» **Exercise aim**: Write out the listing, please, but only from its first line through the line containing "const seriesNamesB = ['Obs', 'JSBACH'];", exactly as given and without pictures.

------ Stored data

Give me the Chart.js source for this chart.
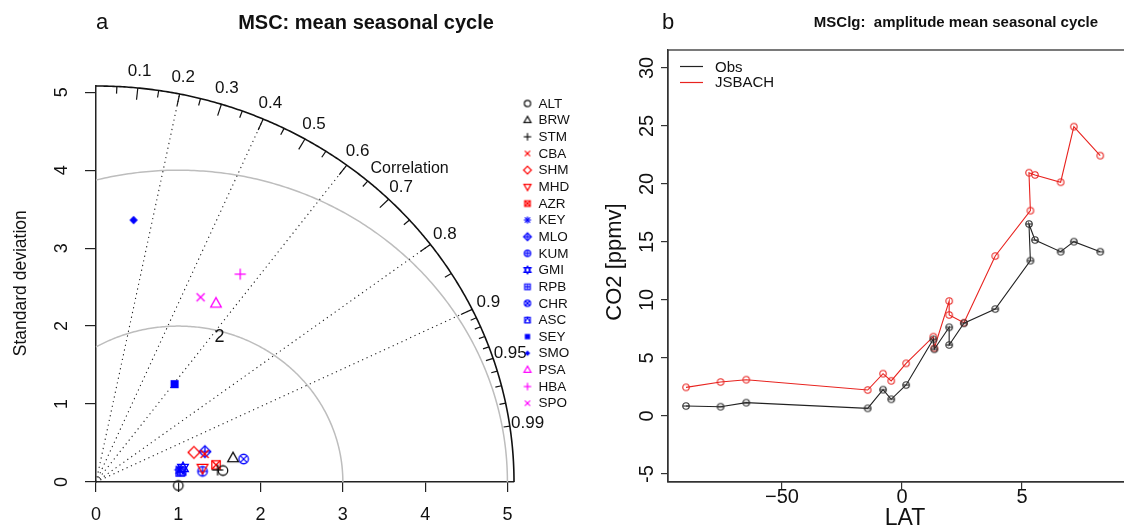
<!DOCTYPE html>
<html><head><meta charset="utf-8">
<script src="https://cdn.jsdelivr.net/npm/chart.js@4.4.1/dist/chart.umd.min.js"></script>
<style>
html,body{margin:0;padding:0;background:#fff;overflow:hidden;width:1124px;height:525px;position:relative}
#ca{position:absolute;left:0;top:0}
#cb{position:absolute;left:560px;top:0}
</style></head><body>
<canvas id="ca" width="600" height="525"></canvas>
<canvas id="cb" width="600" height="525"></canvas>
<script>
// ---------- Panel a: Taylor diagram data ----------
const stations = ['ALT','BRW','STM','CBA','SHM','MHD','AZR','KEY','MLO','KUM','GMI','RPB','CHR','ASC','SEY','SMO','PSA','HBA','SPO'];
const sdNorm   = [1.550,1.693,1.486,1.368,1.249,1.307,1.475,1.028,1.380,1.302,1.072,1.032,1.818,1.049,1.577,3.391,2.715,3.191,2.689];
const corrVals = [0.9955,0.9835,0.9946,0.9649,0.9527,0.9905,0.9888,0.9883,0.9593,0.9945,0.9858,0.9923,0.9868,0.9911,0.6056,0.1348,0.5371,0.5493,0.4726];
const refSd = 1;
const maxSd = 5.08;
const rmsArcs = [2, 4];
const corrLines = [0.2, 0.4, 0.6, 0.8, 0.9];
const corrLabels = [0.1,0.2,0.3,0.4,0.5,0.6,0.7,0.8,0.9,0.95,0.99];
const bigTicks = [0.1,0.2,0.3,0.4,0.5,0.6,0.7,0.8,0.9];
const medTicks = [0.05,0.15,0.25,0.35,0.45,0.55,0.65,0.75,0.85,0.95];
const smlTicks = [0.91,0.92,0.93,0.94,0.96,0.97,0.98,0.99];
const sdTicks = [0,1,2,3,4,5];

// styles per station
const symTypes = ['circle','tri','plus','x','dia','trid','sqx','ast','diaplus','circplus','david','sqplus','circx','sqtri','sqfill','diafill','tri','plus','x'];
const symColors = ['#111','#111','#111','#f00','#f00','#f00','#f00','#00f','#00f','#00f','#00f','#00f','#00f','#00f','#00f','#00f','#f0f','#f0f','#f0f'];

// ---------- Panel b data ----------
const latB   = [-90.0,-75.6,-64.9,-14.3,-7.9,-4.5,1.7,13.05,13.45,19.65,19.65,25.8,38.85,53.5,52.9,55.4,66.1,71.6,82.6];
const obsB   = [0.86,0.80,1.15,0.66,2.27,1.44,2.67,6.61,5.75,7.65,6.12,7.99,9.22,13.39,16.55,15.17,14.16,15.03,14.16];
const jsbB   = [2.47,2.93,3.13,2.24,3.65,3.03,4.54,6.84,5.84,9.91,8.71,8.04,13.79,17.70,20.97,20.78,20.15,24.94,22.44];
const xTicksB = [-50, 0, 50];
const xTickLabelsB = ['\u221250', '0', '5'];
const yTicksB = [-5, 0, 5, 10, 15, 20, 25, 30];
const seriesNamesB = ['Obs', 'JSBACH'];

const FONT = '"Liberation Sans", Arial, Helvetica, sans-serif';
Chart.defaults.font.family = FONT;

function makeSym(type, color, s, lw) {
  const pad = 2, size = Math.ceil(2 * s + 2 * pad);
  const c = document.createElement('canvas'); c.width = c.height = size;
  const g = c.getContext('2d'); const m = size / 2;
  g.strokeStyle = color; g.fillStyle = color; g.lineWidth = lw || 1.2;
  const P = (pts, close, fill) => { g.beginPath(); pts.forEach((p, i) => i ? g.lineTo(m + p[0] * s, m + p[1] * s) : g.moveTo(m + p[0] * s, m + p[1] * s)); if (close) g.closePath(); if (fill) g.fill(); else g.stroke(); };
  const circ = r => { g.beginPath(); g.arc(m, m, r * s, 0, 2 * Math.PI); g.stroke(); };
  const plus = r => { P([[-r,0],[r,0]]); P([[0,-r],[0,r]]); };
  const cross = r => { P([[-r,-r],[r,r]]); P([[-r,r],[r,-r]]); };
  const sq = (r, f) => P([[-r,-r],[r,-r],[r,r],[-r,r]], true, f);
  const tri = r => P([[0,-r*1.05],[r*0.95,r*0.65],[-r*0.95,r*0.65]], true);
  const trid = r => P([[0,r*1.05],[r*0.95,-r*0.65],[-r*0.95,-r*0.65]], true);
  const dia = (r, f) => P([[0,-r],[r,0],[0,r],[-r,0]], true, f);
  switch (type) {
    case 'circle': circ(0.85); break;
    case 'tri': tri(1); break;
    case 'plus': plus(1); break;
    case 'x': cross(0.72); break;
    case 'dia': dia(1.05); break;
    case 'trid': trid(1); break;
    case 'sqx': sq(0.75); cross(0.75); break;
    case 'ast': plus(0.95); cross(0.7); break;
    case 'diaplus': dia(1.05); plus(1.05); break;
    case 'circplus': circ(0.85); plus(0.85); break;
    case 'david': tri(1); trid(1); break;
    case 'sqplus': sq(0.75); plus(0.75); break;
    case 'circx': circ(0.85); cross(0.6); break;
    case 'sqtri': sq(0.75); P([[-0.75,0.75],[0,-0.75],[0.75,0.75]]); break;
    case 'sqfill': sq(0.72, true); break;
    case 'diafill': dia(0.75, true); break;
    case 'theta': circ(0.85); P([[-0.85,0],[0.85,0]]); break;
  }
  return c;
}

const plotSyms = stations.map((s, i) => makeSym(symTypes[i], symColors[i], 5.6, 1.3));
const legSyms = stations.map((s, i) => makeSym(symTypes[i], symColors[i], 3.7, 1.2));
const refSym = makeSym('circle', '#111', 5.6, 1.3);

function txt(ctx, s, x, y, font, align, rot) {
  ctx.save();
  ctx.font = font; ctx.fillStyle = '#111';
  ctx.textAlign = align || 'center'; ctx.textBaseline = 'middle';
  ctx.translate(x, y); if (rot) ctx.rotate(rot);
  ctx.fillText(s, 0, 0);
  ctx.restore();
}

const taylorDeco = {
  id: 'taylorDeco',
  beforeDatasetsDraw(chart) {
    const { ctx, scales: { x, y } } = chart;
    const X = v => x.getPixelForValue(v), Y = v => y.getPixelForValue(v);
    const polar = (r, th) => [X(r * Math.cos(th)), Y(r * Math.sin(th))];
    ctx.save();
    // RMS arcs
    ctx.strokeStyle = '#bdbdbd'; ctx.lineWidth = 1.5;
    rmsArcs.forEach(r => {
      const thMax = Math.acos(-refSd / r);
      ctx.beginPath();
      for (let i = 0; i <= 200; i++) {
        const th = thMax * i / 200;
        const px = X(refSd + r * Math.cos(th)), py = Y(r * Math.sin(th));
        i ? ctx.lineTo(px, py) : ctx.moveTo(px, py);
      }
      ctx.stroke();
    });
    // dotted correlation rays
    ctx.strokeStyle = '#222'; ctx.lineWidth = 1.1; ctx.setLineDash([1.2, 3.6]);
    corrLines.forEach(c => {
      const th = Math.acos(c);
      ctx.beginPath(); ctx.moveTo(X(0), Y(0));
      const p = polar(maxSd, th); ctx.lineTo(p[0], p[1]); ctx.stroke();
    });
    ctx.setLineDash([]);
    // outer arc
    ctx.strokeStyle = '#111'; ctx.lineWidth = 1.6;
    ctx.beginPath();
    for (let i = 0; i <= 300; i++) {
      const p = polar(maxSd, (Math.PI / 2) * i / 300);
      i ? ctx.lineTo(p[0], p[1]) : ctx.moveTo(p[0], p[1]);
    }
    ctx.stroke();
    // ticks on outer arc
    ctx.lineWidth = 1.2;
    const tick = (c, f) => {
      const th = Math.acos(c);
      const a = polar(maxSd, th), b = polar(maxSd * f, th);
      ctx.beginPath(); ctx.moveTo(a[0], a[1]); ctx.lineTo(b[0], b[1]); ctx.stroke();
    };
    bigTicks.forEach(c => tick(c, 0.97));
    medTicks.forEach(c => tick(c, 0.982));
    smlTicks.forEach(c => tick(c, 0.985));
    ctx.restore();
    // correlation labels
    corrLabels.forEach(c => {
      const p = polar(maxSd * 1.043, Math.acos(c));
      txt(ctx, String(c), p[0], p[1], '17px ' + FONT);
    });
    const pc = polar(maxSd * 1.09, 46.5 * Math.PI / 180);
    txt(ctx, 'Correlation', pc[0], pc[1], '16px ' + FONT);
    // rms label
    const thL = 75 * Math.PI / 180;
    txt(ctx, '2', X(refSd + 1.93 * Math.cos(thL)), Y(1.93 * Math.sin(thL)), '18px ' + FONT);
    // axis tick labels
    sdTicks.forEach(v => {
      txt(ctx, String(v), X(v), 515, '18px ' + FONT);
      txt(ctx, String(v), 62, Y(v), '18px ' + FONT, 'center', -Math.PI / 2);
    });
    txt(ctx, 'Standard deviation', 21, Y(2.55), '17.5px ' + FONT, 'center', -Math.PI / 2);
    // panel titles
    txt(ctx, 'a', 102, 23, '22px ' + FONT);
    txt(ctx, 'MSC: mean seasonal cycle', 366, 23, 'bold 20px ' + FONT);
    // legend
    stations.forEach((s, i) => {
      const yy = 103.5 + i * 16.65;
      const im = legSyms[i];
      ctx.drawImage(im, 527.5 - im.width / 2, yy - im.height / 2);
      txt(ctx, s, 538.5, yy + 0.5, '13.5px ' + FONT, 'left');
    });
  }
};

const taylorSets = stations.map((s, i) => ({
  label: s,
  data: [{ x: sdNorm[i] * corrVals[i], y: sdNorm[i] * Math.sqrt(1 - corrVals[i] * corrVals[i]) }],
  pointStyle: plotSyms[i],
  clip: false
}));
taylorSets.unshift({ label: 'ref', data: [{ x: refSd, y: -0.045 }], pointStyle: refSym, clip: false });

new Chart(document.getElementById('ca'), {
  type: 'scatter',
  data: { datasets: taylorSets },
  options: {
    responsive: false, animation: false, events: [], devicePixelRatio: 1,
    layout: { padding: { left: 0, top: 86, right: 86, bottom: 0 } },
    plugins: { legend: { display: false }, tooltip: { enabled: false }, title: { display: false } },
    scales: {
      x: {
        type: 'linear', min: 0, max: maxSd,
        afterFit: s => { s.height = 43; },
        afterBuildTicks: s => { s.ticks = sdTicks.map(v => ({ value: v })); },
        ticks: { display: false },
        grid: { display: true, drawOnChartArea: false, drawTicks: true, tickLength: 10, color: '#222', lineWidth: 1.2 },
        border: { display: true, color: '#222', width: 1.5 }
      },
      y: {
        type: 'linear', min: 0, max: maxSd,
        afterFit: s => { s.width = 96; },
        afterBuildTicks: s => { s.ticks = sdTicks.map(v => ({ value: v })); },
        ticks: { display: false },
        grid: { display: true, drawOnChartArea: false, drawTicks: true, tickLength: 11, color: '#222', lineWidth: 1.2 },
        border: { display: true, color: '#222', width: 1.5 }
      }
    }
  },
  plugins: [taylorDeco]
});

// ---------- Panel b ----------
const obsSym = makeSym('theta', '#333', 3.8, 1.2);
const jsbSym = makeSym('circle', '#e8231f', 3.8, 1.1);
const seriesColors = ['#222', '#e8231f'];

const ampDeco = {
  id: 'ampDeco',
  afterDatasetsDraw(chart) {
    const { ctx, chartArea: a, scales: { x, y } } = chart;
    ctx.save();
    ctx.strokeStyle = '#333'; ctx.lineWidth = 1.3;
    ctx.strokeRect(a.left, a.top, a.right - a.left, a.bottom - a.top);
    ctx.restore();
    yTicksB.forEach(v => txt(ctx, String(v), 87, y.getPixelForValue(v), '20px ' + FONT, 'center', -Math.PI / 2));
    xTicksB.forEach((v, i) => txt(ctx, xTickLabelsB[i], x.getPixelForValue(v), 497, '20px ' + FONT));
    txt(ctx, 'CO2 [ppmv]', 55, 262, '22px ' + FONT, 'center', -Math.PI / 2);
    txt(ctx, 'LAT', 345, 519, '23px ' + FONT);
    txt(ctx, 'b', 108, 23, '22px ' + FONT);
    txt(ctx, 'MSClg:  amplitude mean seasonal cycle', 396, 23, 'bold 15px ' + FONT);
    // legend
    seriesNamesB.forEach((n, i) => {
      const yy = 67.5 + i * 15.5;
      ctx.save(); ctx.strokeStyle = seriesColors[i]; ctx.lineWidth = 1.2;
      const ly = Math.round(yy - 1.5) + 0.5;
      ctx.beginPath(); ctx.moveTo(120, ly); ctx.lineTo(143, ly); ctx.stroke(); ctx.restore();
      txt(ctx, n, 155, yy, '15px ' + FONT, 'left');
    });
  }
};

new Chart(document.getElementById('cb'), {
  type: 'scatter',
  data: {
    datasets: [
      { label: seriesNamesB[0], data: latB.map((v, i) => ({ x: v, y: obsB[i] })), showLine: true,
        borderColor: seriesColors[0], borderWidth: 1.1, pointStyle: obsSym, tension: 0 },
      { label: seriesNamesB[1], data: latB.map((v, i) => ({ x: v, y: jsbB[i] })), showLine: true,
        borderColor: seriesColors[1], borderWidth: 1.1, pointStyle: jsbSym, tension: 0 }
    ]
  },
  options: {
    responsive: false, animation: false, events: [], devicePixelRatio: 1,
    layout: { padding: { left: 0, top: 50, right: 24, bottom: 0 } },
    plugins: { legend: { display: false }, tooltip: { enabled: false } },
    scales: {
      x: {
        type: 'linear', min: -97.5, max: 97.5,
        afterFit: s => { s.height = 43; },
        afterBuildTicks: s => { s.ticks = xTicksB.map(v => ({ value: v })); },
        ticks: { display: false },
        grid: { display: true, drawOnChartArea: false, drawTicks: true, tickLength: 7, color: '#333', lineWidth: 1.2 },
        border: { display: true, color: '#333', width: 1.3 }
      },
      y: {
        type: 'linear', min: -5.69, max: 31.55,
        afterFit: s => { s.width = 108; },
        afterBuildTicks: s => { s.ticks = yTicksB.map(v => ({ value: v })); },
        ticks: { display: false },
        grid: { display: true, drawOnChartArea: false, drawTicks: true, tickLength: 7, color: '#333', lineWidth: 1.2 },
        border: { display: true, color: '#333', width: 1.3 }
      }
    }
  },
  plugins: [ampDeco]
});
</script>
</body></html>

------------

» **Worked solution**:
Give me the Chart.js source for this chart.
<!DOCTYPE html>
<html><head><meta charset="utf-8">
<script src="https://cdn.jsdelivr.net/npm/chart.js@4.4.1/dist/chart.umd.min.js"></script>
<style>
html,body{margin:0;padding:0;background:#fff;overflow:hidden;width:1124px;height:525px;position:relative}
#ca{position:absolute;left:0;top:0}
#cb{position:absolute;left:560px;top:0}
</style></head><body>
<canvas id="ca" width="600" height="525"></canvas>
<canvas id="cb" width="600" height="525"></canvas>
<script>
// ---------- Panel a: Taylor diagram data ----------
const stations = ['ALT','BRW','STM','CBA','SHM','MHD','AZR','KEY','MLO','KUM','GMI','RPB','CHR','ASC','SEY','SMO','PSA','HBA','SPO'];
const sdNorm   = [1.550,1.693,1.486,1.368,1.249,1.307,1.475,1.028,1.380,1.302,1.072,1.032,1.818,1.049,1.577,3.391,2.715,3.191,2.689];
const corrVals = [0.9955,0.9835,0.9946,0.9649,0.9527,0.9905,0.9888,0.9883,0.9593,0.9945,0.9858,0.9923,0.9868,0.9911,0.6056,0.1348,0.5371,0.5493,0.4726];
const refSd = 1;
const maxSd = 5.08;
const rmsArcs = [2, 4];
const corrLines = [0.2, 0.4, 0.6, 0.8, 0.9];
const corrLabels = [0.1,0.2,0.3,0.4,0.5,0.6,0.7,0.8,0.9,0.95,0.99];
const bigTicks = [0.1,0.2,0.3,0.4,0.5,0.6,0.7,0.8,0.9];
const medTicks = [0.05,0.15,0.25,0.35,0.45,0.55,0.65,0.75,0.85,0.95];
const smlTicks = [0.91,0.92,0.93,0.94,0.96,0.97,0.98,0.99];
const sdTicks = [0,1,2,3,4,5];

// styles per station
const symTypes = ['circle','tri','plus','x','dia','trid','sqx','ast','diaplus','circplus','david','sqplus','circx','sqtri','sqfill','diafill','tri','plus','x'];
const symColors = ['#111','#111','#111','#f00','#f00','#f00','#f00','#00f','#00f','#00f','#00f','#00f','#00f','#00f','#00f','#00f','#f0f','#f0f','#f0f'];

// ---------- Panel b data ----------
const latB   = [-90.0,-75.6,-64.9,-14.3,-7.9,-4.5,1.7,13.05,13.45,19.65,19.65,25.8,38.85,53.5,52.9,55.4,66.1,71.6,82.6];
const obsB   = [0.86,0.80,1.15,0.66,2.27,1.44,2.67,6.61,5.75,7.65,6.12,7.99,9.22,13.39,16.55,15.17,14.16,15.03,14.16];
const jsbB   = [2.47,2.93,3.13,2.24,3.65,3.03,4.54,6.84,5.84,9.91,8.71,8.04,13.79,17.70,20.97,20.78,20.15,24.94,22.44];
const xTicksB = [-50, 0, 50];
const xTickLabelsB = ['\u221250', '0', '5'];
const yTicksB = [-5, 0, 5, 10, 15, 20, 25, 30];
const seriesNamesB = ['Obs', 'JSBACH'];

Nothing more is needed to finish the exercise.